All of this is no breathtaking stuff. The interesting thing is how people react to this. Seems the legal community sees the importance of this problem and is working – at least in it’s non-technophobic part – hard to avoid such data. On the other hand journalists are mad at the research community for publishing about that – seems they have known for some time and fear that they will loose a source of information of organizations start to adapt scrubbing measures to their documents.
Very interesting are reactions I got from the consulting community which basically knows no way of communication besides sending Powerpoint, MS Word and Excel documents: “Oh sure that’s bad but we have other problems to deal with.”
I think that is an approach which ultimately should and will lead to liability. I basically think everybody processing confidential information and using complex document formats like in MS Office which are well known for information leakage should be held liable for any information actually leaked. But beware: while MS Office is certainly one of the worst offenders concerning information leakage nearly all document formats leak.
This whole subject is an interesting place where theoretical computer science (”convert channels”) meet the real world violently. I’m looking forward to do more research on that.

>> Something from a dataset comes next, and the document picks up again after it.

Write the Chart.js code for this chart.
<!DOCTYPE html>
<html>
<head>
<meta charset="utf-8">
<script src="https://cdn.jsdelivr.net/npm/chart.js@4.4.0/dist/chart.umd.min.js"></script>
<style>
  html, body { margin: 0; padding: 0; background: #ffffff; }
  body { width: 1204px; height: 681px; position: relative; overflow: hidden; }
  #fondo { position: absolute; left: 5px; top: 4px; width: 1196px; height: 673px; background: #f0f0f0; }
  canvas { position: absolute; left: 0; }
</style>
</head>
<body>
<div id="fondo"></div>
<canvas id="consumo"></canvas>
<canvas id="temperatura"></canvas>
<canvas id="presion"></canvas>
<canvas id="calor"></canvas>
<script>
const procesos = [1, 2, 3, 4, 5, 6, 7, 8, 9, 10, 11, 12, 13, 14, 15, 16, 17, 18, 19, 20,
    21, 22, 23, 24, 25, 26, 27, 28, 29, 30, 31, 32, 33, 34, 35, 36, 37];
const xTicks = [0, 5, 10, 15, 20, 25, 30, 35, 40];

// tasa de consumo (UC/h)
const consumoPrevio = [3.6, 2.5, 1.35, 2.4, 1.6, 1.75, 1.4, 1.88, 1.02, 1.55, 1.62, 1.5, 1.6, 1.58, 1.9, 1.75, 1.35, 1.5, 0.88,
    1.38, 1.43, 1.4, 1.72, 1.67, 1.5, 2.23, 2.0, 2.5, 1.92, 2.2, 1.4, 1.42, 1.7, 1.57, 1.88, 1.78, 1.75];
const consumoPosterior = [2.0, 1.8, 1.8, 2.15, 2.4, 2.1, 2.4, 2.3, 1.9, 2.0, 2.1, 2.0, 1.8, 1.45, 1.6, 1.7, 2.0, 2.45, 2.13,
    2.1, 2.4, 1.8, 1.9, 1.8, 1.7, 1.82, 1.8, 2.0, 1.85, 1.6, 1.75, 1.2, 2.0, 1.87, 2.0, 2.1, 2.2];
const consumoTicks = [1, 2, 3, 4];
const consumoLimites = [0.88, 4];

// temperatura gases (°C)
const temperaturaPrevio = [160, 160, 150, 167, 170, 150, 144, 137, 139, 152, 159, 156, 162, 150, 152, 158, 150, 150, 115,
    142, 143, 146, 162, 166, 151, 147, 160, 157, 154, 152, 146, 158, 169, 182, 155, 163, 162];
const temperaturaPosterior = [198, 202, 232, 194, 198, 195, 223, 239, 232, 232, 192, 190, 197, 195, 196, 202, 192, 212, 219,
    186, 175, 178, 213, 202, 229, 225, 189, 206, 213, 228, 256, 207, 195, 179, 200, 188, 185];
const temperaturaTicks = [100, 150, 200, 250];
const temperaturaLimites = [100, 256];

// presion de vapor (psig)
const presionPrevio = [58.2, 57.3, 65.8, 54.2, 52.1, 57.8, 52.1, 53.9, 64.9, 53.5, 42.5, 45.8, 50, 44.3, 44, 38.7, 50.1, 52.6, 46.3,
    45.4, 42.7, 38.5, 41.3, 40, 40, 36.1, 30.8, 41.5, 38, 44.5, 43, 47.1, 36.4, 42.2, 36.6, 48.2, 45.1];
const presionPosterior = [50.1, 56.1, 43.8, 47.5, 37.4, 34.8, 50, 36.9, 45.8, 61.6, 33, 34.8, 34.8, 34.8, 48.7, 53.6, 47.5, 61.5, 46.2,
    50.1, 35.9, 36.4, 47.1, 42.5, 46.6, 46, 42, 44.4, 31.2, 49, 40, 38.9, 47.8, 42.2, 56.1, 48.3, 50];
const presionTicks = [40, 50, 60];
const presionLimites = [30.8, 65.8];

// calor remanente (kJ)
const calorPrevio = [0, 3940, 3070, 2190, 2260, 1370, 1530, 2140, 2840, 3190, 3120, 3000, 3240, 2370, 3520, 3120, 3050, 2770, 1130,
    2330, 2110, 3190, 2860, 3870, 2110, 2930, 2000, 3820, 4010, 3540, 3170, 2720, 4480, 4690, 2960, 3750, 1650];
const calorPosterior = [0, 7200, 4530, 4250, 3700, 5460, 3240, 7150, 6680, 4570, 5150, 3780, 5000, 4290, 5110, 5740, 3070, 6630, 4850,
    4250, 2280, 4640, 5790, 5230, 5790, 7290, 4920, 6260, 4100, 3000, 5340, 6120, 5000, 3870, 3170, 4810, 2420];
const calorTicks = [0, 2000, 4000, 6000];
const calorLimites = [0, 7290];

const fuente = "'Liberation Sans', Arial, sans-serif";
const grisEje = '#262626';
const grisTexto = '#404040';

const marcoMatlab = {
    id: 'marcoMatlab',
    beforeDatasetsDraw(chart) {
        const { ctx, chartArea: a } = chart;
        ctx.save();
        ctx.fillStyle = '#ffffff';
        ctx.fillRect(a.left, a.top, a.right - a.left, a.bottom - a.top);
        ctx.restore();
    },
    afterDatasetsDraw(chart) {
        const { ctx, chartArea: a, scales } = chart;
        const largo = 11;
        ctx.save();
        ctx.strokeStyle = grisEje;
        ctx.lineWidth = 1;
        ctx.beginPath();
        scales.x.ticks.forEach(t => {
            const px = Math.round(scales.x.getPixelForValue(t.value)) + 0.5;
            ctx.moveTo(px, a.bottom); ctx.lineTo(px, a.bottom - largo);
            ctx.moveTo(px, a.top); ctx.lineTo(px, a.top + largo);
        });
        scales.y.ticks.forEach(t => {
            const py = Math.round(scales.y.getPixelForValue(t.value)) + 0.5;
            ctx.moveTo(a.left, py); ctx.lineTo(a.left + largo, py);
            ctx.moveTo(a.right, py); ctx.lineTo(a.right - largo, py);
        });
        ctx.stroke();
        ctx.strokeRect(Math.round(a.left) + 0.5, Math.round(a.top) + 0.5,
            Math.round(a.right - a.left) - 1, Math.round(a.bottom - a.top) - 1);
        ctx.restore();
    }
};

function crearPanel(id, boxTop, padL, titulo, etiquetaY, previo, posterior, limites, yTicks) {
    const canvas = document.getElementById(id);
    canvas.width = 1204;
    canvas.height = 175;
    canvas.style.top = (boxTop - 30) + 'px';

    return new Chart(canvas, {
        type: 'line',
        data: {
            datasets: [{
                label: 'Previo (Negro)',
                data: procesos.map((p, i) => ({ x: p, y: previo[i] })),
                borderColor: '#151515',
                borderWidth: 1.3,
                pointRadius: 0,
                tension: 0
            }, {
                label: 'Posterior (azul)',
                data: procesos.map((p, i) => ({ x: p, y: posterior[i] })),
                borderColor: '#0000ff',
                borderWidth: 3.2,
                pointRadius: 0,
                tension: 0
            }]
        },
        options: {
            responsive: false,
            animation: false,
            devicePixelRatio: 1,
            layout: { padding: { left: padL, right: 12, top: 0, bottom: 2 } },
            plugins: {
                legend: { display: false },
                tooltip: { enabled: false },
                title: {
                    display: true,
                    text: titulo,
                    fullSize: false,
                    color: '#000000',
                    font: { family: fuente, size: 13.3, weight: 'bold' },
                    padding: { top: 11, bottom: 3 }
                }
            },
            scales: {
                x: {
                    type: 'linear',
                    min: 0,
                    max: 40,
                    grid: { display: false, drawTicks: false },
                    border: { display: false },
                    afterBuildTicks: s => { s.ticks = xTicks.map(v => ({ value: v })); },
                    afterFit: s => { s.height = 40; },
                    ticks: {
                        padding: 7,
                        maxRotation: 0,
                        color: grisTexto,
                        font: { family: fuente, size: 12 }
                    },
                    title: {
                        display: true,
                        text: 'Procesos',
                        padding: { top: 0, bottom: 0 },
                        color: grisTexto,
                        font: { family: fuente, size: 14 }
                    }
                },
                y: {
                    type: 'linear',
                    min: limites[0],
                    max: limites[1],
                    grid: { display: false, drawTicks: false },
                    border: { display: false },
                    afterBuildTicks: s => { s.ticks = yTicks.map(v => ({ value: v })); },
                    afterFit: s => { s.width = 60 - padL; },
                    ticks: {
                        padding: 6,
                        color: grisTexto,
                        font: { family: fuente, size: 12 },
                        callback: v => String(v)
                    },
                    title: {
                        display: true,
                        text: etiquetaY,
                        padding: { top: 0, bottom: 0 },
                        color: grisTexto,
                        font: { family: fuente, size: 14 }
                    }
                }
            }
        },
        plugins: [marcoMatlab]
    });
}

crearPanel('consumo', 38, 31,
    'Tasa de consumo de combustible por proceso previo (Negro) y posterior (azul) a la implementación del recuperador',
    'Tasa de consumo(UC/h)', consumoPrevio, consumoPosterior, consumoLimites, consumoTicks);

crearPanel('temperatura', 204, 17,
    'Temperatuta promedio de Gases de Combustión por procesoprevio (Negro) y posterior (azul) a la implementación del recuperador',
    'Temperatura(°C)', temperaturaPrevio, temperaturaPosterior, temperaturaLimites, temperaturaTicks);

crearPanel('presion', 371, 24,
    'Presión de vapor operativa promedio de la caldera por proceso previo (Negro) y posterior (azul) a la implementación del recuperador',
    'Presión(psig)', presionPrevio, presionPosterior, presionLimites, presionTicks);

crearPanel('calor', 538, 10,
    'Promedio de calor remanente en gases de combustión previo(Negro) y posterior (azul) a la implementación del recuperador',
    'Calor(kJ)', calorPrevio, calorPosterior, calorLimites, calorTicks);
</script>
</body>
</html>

At Defcon 12 in Las Vegas I will present on the topic of unwanted data:
Far More Than You Ever Wanted To Tell – Hidden Data In Document Formats
Applications usually put all kinds of information besides the ones which you intend to into saved documents. This can lead to embarrassing revelations. We will take a look into different types of application data and what can be hidden in there. This allows us to “scrub” our own documents to avoid unwanted information in there but also to look for information in documents which the authors didn’t want to hand out. Go grasp the scope of the problem we will present a large scale study of hidden information in Documents on the Internet.